The Fannins, in their suit filed on March 7, 2011 by John Kirk, allege that State Farm Insurance Company would not adequately compensate them for a fire loss that totally destroyed their home at Van Lear on January 6, 2010 and that State Farm and its agents, Mark Anderson and Paul Pelphrey, "Breached a Contract of Insurance Protection," "Violated the Consumer Protection Act," "Breached the Unfair Claims Settlement Act," "Engaged in Bad Faith" and "Intentionally Inflicted Emotional Distress" upon them.
The lawsuit demands payment of $3,261,825.00 allegedly owed them under their policy contract for the loss of their home and furnishings and the sum of $10 million for punitive damages. Fannins' complaint alleges that they purchased a policy of fire insurance on their 14,549 square foot home from State Farm for coverage of $3,261,825.00, the value they allege was assigned to their home by State Farm's underwriting agent, but that State Farm will not agree to pay them an adequate amount for their loss.
Besides the value placed on their home by State Farm's underwriting agent, the Fannins allege that they submitted appraisal reports from three commercial builders, all of whom reported that the cost of rebuilding the home exceeded the coverage amount.
State Farm, in refusing to agree to compensate them for their home loss, relied upon the report of one person who, according to John Kirk, is not a builder. "Every person, including State Farm's underwriting agent, assigned a value to the home of at least the policy amount, except for a State Farm employee who, as far as we can find out, is not a home builder.

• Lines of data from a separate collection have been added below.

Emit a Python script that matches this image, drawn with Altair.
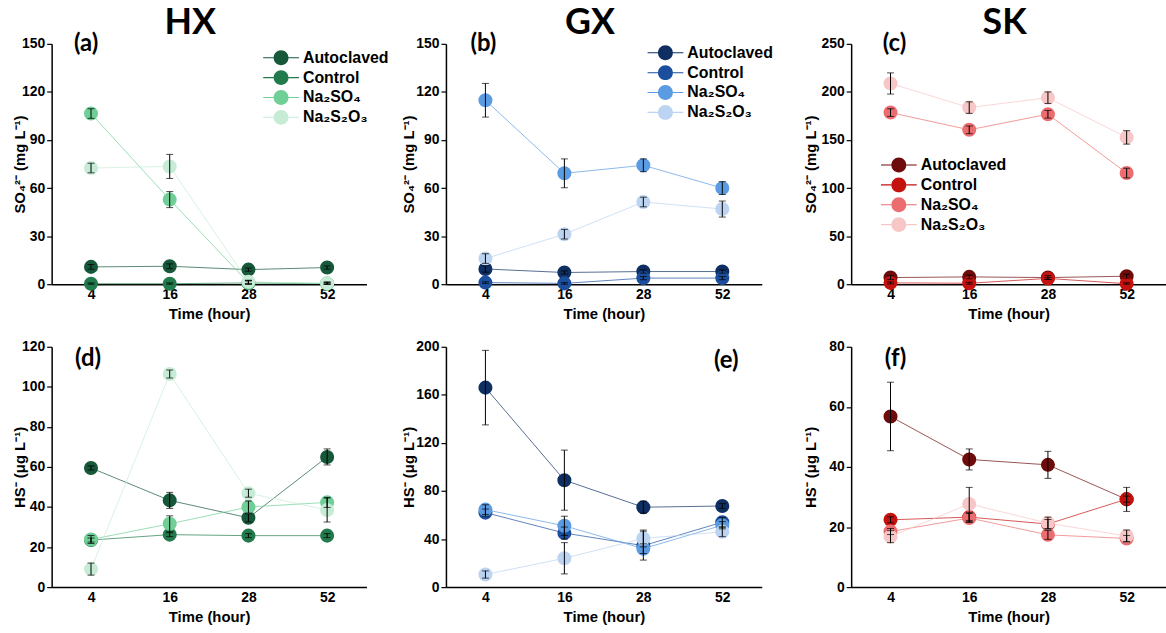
import altair as alt
import pandas as pd

times = ["4", "16", "28", "52"]
treatments = ["Autoclaved", "Control", "Na₂SO₄", "Na₂S₂O₃"]

green = ["#17583a", "#237a4c", "#6fcf96", "#c7ecd6"]
blue = ["#0f2f63", "#1b4f9e", "#5b9be2", "#bcd4f1"]
red = ["#6e0b0b", "#c4120f", "#ec6d6f", "#f7c6c6"]

# (a) HX sulfate, mg/L
a_auto = [10.8, 11.2, 9.1, 10.4]
a_ctrl = [0.3, 0.3, 0.8, 0.3]
a_so4 = [106.5, 52.8, 1.0, 0.5]
a_s2o3 = [72.5, 73.5, 1.5, 0.5]
a_auto_e = [1.5, 1.5, 1.0, 1.0]
a_ctrl_e = [0.5, 0.5, 1.5, 0.5]
a_so4_e = [3.0, 5.0, 1.0, 0.5]
a_s2o3_e = [3.0, 7.5, 1.0, 1.0]

# (b) GX sulfate
b_auto = [9.5, 7.3, 7.9, 7.9]
b_ctrl = [1.0, 0.5, 3.8, 3.8]
b_so4 = [114.8, 69.2, 74.2, 60.0]
b_s2o3 = [16.0, 31.2, 51.3, 46.9]
b_auto_e = [2.0, 1.0, 1.0, 1.0]
b_ctrl_e = [0.5, 0.5, 1.0, 1.0]
b_so4_e = [10.5, 9.0, 4.0, 4.0]
b_s2o3_e = [3.0, 3.0, 3.0, 5.0]

# (c) SK sulfate
c_auto = [6.9, 7.6, 6.9, 8.3]
c_ctrl = [1.4, 1.0, 6.0, 0.5]
c_so4 = [178.5, 160.6, 176.8, 115.6]
c_s2o3 = [208.8, 183.7, 194.0, 152.7]
c_auto_e = [2.0, 2.0, 2.0, 2.0]
c_ctrl_e = [1.0, 1.0, 1.0, 1.0]
c_so4_e = [4.0, 4.0, 4.0, 5.0]
c_s2o3_e = [11.0, 6.0, 6.0, 7.0]

# (d) HX sulfide, ug/L
d_auto = [59.5, 43.3, 34.6, 65.0]
d_ctrl = [23.5, 26.2, 25.7, 25.7]
d_so4 = [23.8, 31.6, 40.0, 42.3]
d_s2o3 = [9.0, 106.4, 46.9, 38.5]
d_auto_e = [1.0, 4.0, 2.0, 4.0]
d_ctrl_e = [1.0, 1.0, 1.0, 1.0]
d_so4_e = [2.0, 4.0, 3.0, 2.5]
d_s2o3_e = [3.0, 2.0, 2.0, 6.0]

# (e) GX sulfide
e_auto = [166.0, 89.0, 66.5, 67.5]
e_ctrl = [62.0, 45.0, 34.5, 54.0]
e_so4 = [64.5, 51.0, 32.0, 51.5]
e_s2o3 = [10.5, 24.0, 40.5, 46.0]
e_auto_e = [31.0, 25.0, 5.0, 2.0]
e_ctrl_e = [3.0, 5.0, 12.0, 4.0]
e_so4_e = [4.0, 8.0, 4.0, 3.0]
e_s2o3_e = [3.0, 13.0, 7.0, 4.0]

# (f) SK sulfide
f_auto = [56.8, 42.5, 40.7, 29.2]
f_ctrl = [22.4, 23.3, 21.0, 29.3]
f_so4 = [18.5, 23.0, 17.4, 16.2]
f_s2o3 = [16.8, 27.7, 21.3, 17.0]
f_auto_e = [11.4, 3.5, 4.5, 4.0]
f_ctrl_e = [1.0, 1.5, 1.5, 1.0]
f_so4_e = [1.0, 1.5, 1.5, 1.0]
f_s2o3_e = [2.0, 5.5, 2.0, 2.0]

SO4_TITLE = "SO₄²⁻ (mg L⁻¹)"
HS_TITLE = "HS⁻ (μg L⁻¹)"

LEGEND_PATH = ("M1,0A1,1 0 1,1 -1,0A1,1 0 1,1 1,0Z"
               "M-2.4,-0.07L-1,-0.07L-1,0.07L-2.4,0.07Z"
               "M1,-0.07L2.4,-0.07L2.4,0.07L1,0.07Z")

AXIS_FONT = "Liberation Sans"


def build_df(series, errors):
    rows = []
    for tr, vals, errs in zip(treatments, series, errors):
        for t, v, e in zip(times, vals, errs):
            rows.append({"time": t, "treatment": tr, "value": v,
                         "lo": max(v - e, 0), "hi": v + e})
    return pd.DataFrame(rows)


def panel(series, errors, colors, ymax, ystep, ytitle, title_x, label,
          label_time, label_dx, label_dy, width, head=None, head_dx=0,
          legend_xy=None):
    df = build_df(series, errors)
    xenc = alt.X("time:N", sort=times,
                 scale=alt.Scale(domain=times, type="point", padding=0.5),
                 axis=alt.Axis(title="Time (hour)", labelAngle=0, ticks=False,
                               labelPadding=3, titlePadding=6))
    yscale = alt.Scale(domain=[0, ymax], nice=False, zero=True)
    yaxis = alt.Axis(values=list(range(0, ymax + 1, ystep)), title=ytitle,
                     titleX=title_x, grid=False, tickSize=5, labelPadding=2)
    if legend_xy is not None:
        leg = alt.Legend(title=None, orient="none", legendX=legend_xy[0],
                         legendY=legend_xy[1], symbolType=LEGEND_PATH,
                         symbolSize=225, symbolStrokeWidth=0, labelOffset=14,
                         rowPadding=4, padding=0, labelFont=AXIS_FONT,
                         labelFontSize=16, labelFontWeight="bold",
                         labelColor="black", symbolOpacity=1)
    else:
        leg = None
    base = alt.Chart(df).encode(x=xenc)
    # line colours: same palette, data-driven domain ordered by the treatments list
    lines = base.mark_line(strokeWidth=1, opacity=0.7).encode(
        y=alt.Y("value:Q", scale=yscale, axis=yaxis),
        stroke=alt.Stroke("treatment:N", scale=alt.Scale(range=colors),
                          legend=None, sort=treatments),
    )
    points = base.mark_circle(size=200, opacity=1).encode(
        y=alt.Y("value:Q", scale=yscale, axis=yaxis),
        color=alt.Color("treatment:N", scale=alt.Scale(domain=treatments, range=colors),
                        legend=leg, sort=treatments),
    )
    bars = base.mark_rule(color="black", strokeWidth=1).encode(
        y=alt.Y("lo:Q", scale=yscale, axis=yaxis), y2="hi:Q")
    cap_lo = base.mark_tick(color="black", thickness=1, size=7).encode(
        y=alt.Y("lo:Q", scale=yscale, axis=yaxis))
    cap_hi = base.mark_tick(color="black", thickness=1, size=7).encode(
        y=alt.Y("hi:Q", scale=yscale, axis=yaxis))
    lab = alt.Chart(pd.DataFrame({"t": [label]})).mark_text(
        font="Lato", fontSize=24, fontWeight="bold", color="black",
        baseline="middle", align="center", dx=label_dx, dy=label_dy,
    ).encode(x=alt.datum(label_time), y=alt.datum(ymax), text="t:N")
    props = dict(width=width, height=242)
    if head is not None:
        props["title"] = alt.TitleParams(head, font="Lato", fontSize=36,
                                         fontWeight="bold", color="black",
                                         offset=-10, dx=head_dx, anchor="middle")
    return alt.layer(lines, points, bars, cap_lo, cap_hi, lab).properties(**props)


pa = panel([a_auto, a_ctrl, a_so4, a_s2o3], [a_auto_e, a_ctrl_e, a_so4_e, a_s2o3_e],
           green, 150, 30, SO4_TITLE, -24, "(a)", "4", -5, 0, 317,
           head="HX", head_dx=-19, legend_xy=(223, 6))
pb = panel([b_auto, b_ctrl, b_so4, b_s2o3], [b_auto_e, b_ctrl_e, b_so4_e, b_s2o3_e],
           blue, 150, 30, SO4_TITLE, -30, "(b)", "4", -2, 0, 318,
           head="GX", head_dx=-14, legend_xy=(213, 1))
pc = panel([c_auto, c_ctrl, c_so4, c_s2o3], [c_auto_e, c_ctrl_e, c_so4_e, c_s2o3_e],
           red, 250, 50, SO4_TITLE, -33, "(c)", "4", 4, 0, 317,
           head="SK", head_dx=-4, legend_xy=(40, 114))
pd_ = panel([d_auto, d_ctrl, d_so4, d_s2o3], [d_auto_e, d_ctrl_e, d_so4_e, d_s2o3_e],
            green, 120, 20, HS_TITLE, -24, "(d)", "4", -3, 12, 317)
pe = panel([e_auto, e_ctrl, e_so4, e_s2o3], [e_auto_e, e_ctrl_e, e_so4_e, e_s2o3_e],
           blue, 200, 40, HS_TITLE, -30, "(e)", "52", 4, 14, 318)
pf = panel([f_auto, f_ctrl, f_so4, f_s2o3], [f_auto_e, f_ctrl_e, f_so4_e, f_s2o3_e],
           red, 80, 20, HS_TITLE, -33, "(f)", "4", 5, 12, 317)

RES = dict(color="independent", stroke="independent", x="independent", y="independent")


def col(top, bottom):
    return alt.vconcat(top, bottom, spacing=18).resolve_scale(**RES).resolve_legend(
        color="independent", stroke="independent")


inner = alt.hconcat(col(pa, pd_), col(pb, pe), spacing=12).resolve_scale(**RES).resolve_legend(
    color="independent", stroke="independent")

chart = alt.hconcat(inner, col(pc, pf), spacing=30).resolve_scale(**RES).resolve_legend(
    color="independent", stroke="independent"
).properties(
    padding={"left": 13, "top": 3, "right": 0, "bottom": 0}
).configure_view(stroke=None).configure_axis(
    labelFont=AXIS_FONT, labelFontSize=14, labelFontWeight="bold", labelColor="black",
    titleFont=AXIS_FONT, titleFontSize=15, titleFontWeight="bold", titleColor="black",
    domainColor="black", domainWidth=1.5, tickColor="black", tickWidth=1.2,
)

chart.save("out.html", embed_options={"renderer": "svg", "actions": False})
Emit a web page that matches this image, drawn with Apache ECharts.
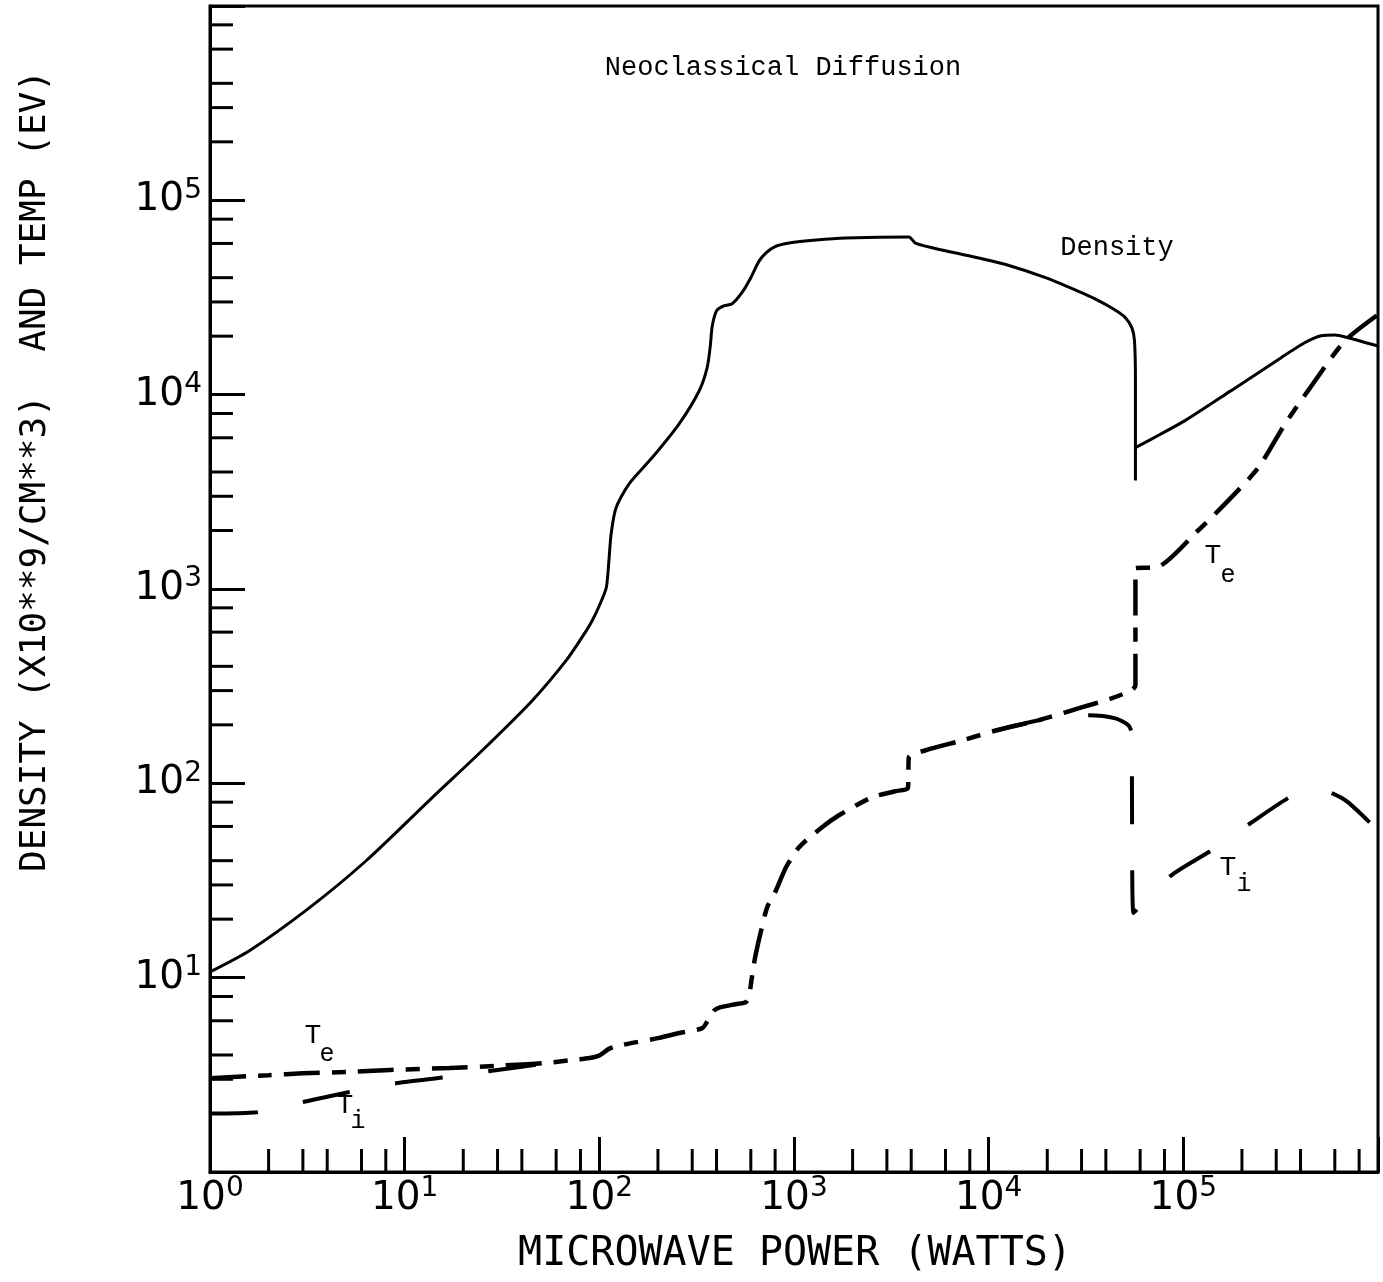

We think that clearly constitutes unfair settlement practices."
State Farm filed a notice with the U.S. District Court at Pikeville to have the case removed from the Johnson Circuit Court on the grounds that agents Anderson and Pelphrey were "fraudulently joined" in the state court action and, because a policy holder can only bring a suit against the insurance company and not its employees, that the case should be in federal court and that cases against Anderson and Pelphrey should be dismissed.
Following briefs to the court by all parties, U.S. District Judge Thapar concluded in his three-page Order by stating, "Given all this, the plaintiffs (Paul and Cheryl Fannin) have a 'colorable' argument that Kentucky law on bad faith claims is on their side."